Pero había razones más profundas. Se sabía que la Iglesia no es una sociedad humana y que su organización debe reflejar el mismo orden que hay en Dios. Los obispos debían, pues, encarnar las autoridad de los apóstoles elegidos por Jesús. Ellos, a su vez, eran los testigos oficiales de Cristo y guiaban a la Iglesia sin tener que plegarse a la voluntad de la mayoría; en esto mantenían en la Iglesia el principio de la paternidad (véase comentario a Ef 3,14). Además, la Iglesia consideraba la ordenación de los presbíteros y obispos como un sacramento: no eran funcionarios que asumían un servicio por un tiempo y por una parte de su vida, conservando para sí mismos la otra parte, como podría darlo a entender el término «ministros». Su responsabilidad en la Iglesia era inseparable de una dedicación y de una consagración definitiva de su persona a Cristo.

Los ministros, sucesores de los apóstoles eran, pues, sacerdotes en cierto sentido; pero era difícil que se juntaran armoniosamente términos tan opuestos entre sí. Debían ejercer una autoridad espiritual y no aceptar que ésta se destacara por marcas exteriores, que ni Jesús ni sus apóstoles habían aceptado. Debían estar atentos para que su autoridad reconocida no sirviera a nuestra aspiración innata de tener la última palabra, o de distinguirnos de los demás, o de tenerlos a nuestro servicio. Tenían que ser maestros de la fe, pero no decidir por los demás; ser entrenadores, pero no los intermediarios obligados entre Dios y los bautizados. Todo eso sería como pedir algo imposible, si no fuera mediante la imitación de Cristo sacerdote: la renuncia a sí mismo hasta la muerte.

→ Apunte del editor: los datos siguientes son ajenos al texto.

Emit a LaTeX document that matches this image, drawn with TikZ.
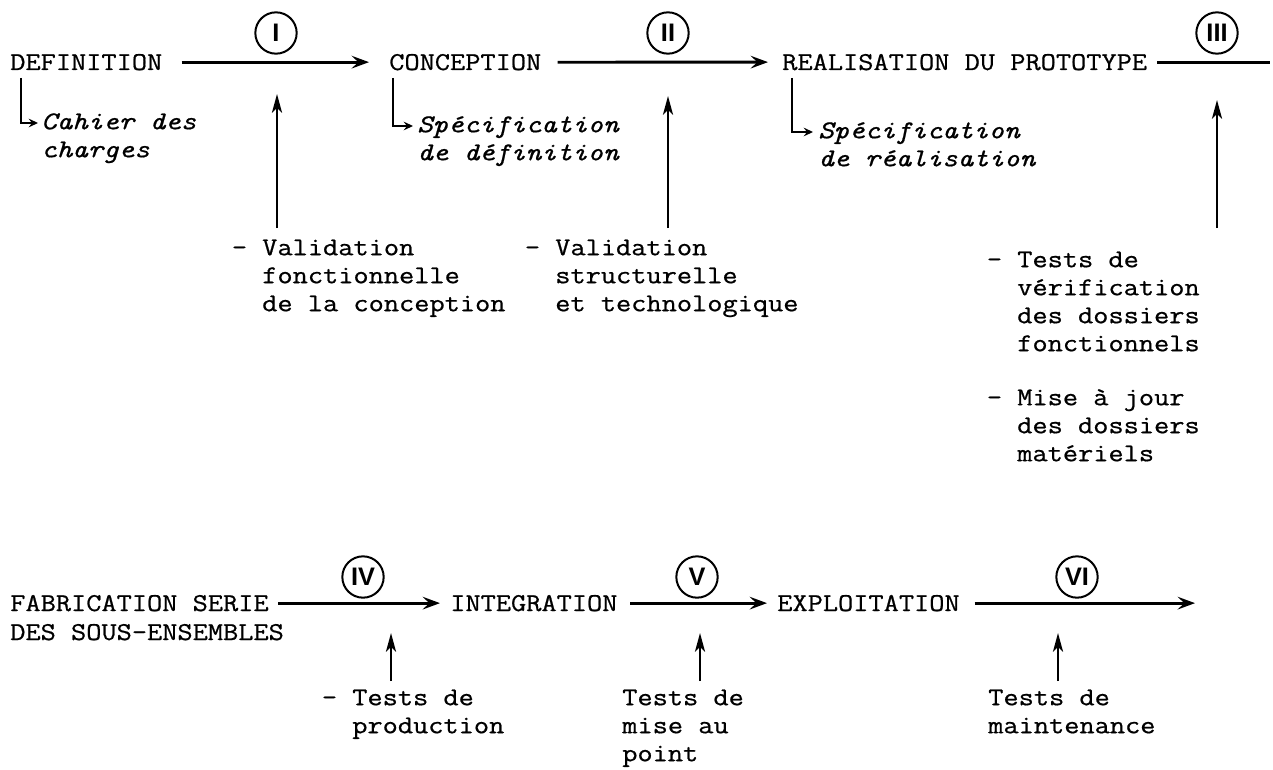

Estos capítulos ponen ante nuestros ojos lo que ha sido el único sacerdote, tan lejos de las liturgias de la tierra. Por lo mismo nos ayudan a reconocer el sacerdocio de Cristo en todos los bautizados que «no celebran la misa», en la medida en que se comprometen con la vida de la Iglesia, ya sea en el apostolado, la predicación, el servicio al prójimo, o sencillamente en una vida silenciosa o en el sufrimiento.